*What to do*
Go through the listing and set it down exactly, leaving out its pictures.

*Supplied material*
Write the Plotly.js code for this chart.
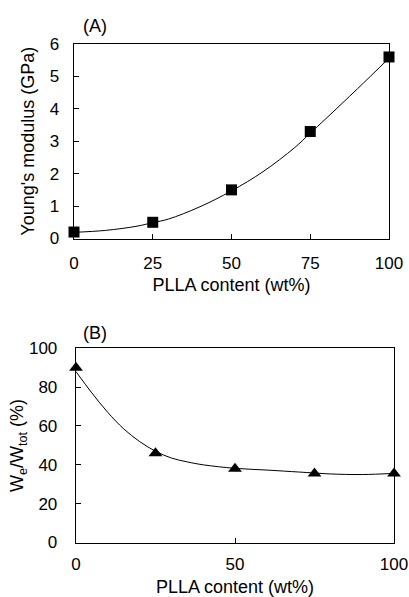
<!DOCTYPE html>
<html>
<head>
<meta charset="utf-8">
<script src="https://cdn.plot.ly/plotly-3.0.1.min.js"></script>
<style>html,body{margin:0;padding:0;background:#fff;}#chart{width:409px;height:597px;}</style>
</head>
<body>
<div id="chart"></div>
<script>
// Panel A data
const contentA = [0, 25, 50, 75, 100];
const modulusA = [0.2, 0.5, 1.5, 3.3, 5.6];
const fitXA = [0, 10, 20, 25, 30, 40, 50, 60, 70, 75, 80, 90, 100];
const fitYA = [0.19, 0.25, 0.38, 0.49, 0.6, 0.98, 1.47, 2.06, 2.8, 3.25, 3.7, 4.62, 5.56];
// Panel B data
const contentB = [0, 25, 50, 75, 100];
const ratioB = [90, 46, 38, 35.5, 35.5];
const fitXB = [0, 5, 10, 15, 20, 25, 30, 35, 40, 50, 60, 70, 75, 80, 90, 100];
const fitYB = [88, 77, 67, 58.5, 52, 47, 43.5, 41.5, 40, 38.2, 37.3, 36.3, 35.8, 35.3, 35, 35.6];
const ticksA = [0, 25, 50, 75, 100];
const ticksB = [0, 50, 100];

const FONT = 'Liberation Sans, Arial, sans-serif';
const W = 409, H = 597;
const px = v => v / W;
const py = v => 1 - v / H;

const traces = [
  {x: fitXA, y: fitYA, mode: 'lines', line: {color: '#000', width: 1, shape: 'spline'}, xaxis: 'x', yaxis: 'y', hoverinfo: 'skip'},
  {x: contentA, y: modulusA, mode: 'markers', marker: {symbol: 'square', size: 11, color: '#000'}, xaxis: 'x', yaxis: 'y', cliponaxis: false},
  {x: fitXB, y: fitYB, mode: 'lines', line: {color: '#000', width: 1, shape: 'spline'}, xaxis: 'x2', yaxis: 'y2', hoverinfo: 'skip'},
  {x: contentB, y: ratioB, mode: 'markers', marker: {symbol: 'triangle-up', size: 12, color: '#000'}, xaxis: 'x2', yaxis: 'y2', cliponaxis: false}
];

const axBase = {
  showgrid: false, zeroline: false, showline: true, linecolor: '#000', linewidth: 1.3,
  mirror: true, ticks: 'inside', ticklen: 5, tickwidth: 1, tickcolor: '#000',
  tickfont: {family: FONT, size: 17, color: '#000'}, fixedrange: true
};

const layout = {
  width: W, height: H,
  margin: {l: 0, r: 0, t: 0, b: 0},
  paper_bgcolor: '#fff', plot_bgcolor: '#fff',
  showlegend: false,
  font: {family: FONT, color: '#000'},
  xaxis: Object.assign({}, axBase, {
    domain: [px(74), px(389)], range: [0, 100], tickvals: ticksA, anchor: 'y',
    ticklabelstandoff: 9,
    title: {text: 'PLLA content (wt%)', font: {family: FONT, size: 18, color: '#000'}, standoff: 6}
  }),
  yaxis: Object.assign({}, axBase, {
    domain: [py(238.5), py(44)], range: [0, 6], dtick: 1, anchor: 'x',
    ticklabelstandoff: 10,
    title: {text: "Young's modulus (GPa)", font: {family: FONT, size: 18, color: '#000'}, standoff: 10}
  }),
  xaxis2: Object.assign({}, axBase, {
    domain: [px(76), px(394)], range: [0, 100], tickvals: ticksB, anchor: 'y2',
    ticklabelstandoff: 6,
    title: {text: 'PLLA content (wt%)', font: {family: FONT, size: 18, color: '#000'}, standoff: 14}
  }),
  yaxis2: Object.assign({}, axBase, {
    domain: [py(542.5), py(348.3)], range: [0, 100], dtick: 20, anchor: 'x2',
    ticklabelstandoff: 14,
    title: {text: 'W<sub>e</sub>/W<sub>tot</sub> (%)', font: {family: FONT, size: 18, color: '#000'}, standoff: 0}
  }),
  annotations: [
    {text: '(A)', x: px(95), y: py(26), xref: 'paper', yref: 'paper', showarrow: false, xanchor: 'center', yanchor: 'middle', font: {family: FONT, size: 18, color: '#000'}},
    {text: '(B)', x: px(95), y: py(333), xref: 'paper', yref: 'paper', showarrow: false, xanchor: 'center', yanchor: 'middle', font: {family: FONT, size: 18, color: '#000'}}
  ]
};

Plotly.newPlot('chart', traces, layout, {displayModeBar: false, staticPlot: true});
</script>
</body>
</html>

*Solution for this problem*
Write the Plotly.js code for this chart.
<!DOCTYPE html>
<html>
<head>
<meta charset="utf-8">
<script src="https://cdn.plot.ly/plotly-3.0.1.min.js"></script>
<style>html,body{margin:0;padding:0;background:#fff;}#chart{width:409px;height:597px;}</style>
</head>
<body>
<div id="chart"></div>
<script>
// Panel A data
const contentA = [0, 25, 50, 75, 100];
const modulusA = [0.2, 0.5, 1.5, 3.3, 5.6];
const fitXA = [0, 10, 20, 25, 30, 40, 50, 60, 70, 75, 80, 90, 100];
const fitYA = [0.19, 0.25, 0.38, 0.49, 0.6, 0.98, 1.47, 2.06, 2.8, 3.25, 3.7, 4.62, 5.56];
// Panel B data
const contentB = [0, 25, 50, 75, 100];
const ratioB = [90, 46, 38, 35.5, 35.5];
const fitXB = [0, 5, 10, 15, 20, 25, 30, 35, 40, 50, 60, 70, 75, 80, 90, 100];
const fitYB = [88, 77, 67, 58.5, 52, 47, 43.5, 41.5, 40, 38.2, 37.3, 36.3, 35.8, 35.3, 35, 35.6];
const ticksA = [0, 25, 50, 75, 100];
const ticksB = [0, 50, 100];

const FONT = 'Liberation Sans, Arial, sans-serif';
const W = 409, H = 597;
const px = v => v / W;
const py = v => 1 - v / H;

const traces = [
  {x: fitXA, y: fitYA, mode: 'lines', line: {color: '#000', width: 1, shape: 'spline'}, xaxis: 'x', yaxis: 'y', hoverinfo: 'skip'},
  {x: contentA, y: modulusA, mode: 'markers', marker: {symbol: 'square', size: 11, color: '#000'}, xaxis: 'x', yaxis: 'y', cliponaxis: false},
  {x: fitXB, y: fitYB, mode: 'lines', line: {color: '#000', width: 1, shape: 'spline'}, xaxis: 'x2', yaxis: 'y2', hoverinfo: 'skip'},
  {x: contentB, y: ratioB, mode: 'markers', marker: {symbol: 'triangle-up', size: 12, color: '#000'}, xaxis: 'x2', yaxis: 'y2', cliponaxis: false}
];

const axBase = {
  showgrid: false, zeroline: false, showline: true, linecolor: '#000', linewidth: 1.3,
  mirror: true, ticks: 'inside', ticklen: 5, tickwidth: 1, tickcolor: '#000',
  tickfont: {family: FONT, size: 17, color: '#000'}, fixedrange: true
};

const layout = {
  width: W, height: H,
  margin: {l: 0, r: 0, t: 0, b: 0},
  paper_bgcolor: '#fff', plot_bgcolor: '#fff',
  showlegend: false,
  font: {family: FONT, color: '#000'},
  xaxis: Object.assign({}, axBase, {
    domain: [px(74), px(389)], range: [0, 100], tickvals: ticksA, anchor: 'y',
    ticklabelstandoff: 9,
    title: {text: 'PLLA content (wt%)', font: {family: FONT, size: 18, color: '#000'}, standoff: 6}
  }),
  yaxis: Object.assign({}, axBase, {
    domain: [py(238.5), py(44)], range: [0, 6], dtick: 1, anchor: 'x',
    ticklabelstandoff: 10,
    title: {text: "Young's modulus (GPa)", font: {family: FONT, size: 18, color: '#000'}, standoff: 10}
  }),
  xaxis2: Object.assign({}, axBase, {
    domain: [px(76), px(394)], range: [0, 100], tickvals: ticksB, anchor: 'y2',
    ticklabelstandoff: 6,
    title: {text: 'PLLA content (wt%)', font: {family: FONT, size: 18, color: '#000'}, standoff: 14}
  }),
  yaxis2: Object.assign({}, axBase, {
    domain: [py(542.5), py(348.3)], range: [0, 100], dtick: 20, anchor: 'x2',
    ticklabelstandoff: 14,
    title: {text: 'W<sub>e</sub>/W<sub>tot</sub> (%)', font: {family: FONT, size: 18, color: '#000'}, standoff: 0}
  }),
  annotations: [
    {text: '(A)', x: px(95), y: py(26), xref: 'paper', yref: 'paper', showarrow: false, xanchor: 'center', yanchor: 'middle', font: {family: FONT, size: 18, color: '#000'}},
    {text: '(B)', x: px(95), y: py(333), xref: 'paper', yref: 'paper', showarrow: false, xanchor: 'center', yanchor: 'middle', font: {family: FONT, size: 18, color: '#000'}}
  ]
};

Plotly.newPlot('chart', traces, layout, {displayModeBar: false, staticPlot: true});
</script>
</body>
</html>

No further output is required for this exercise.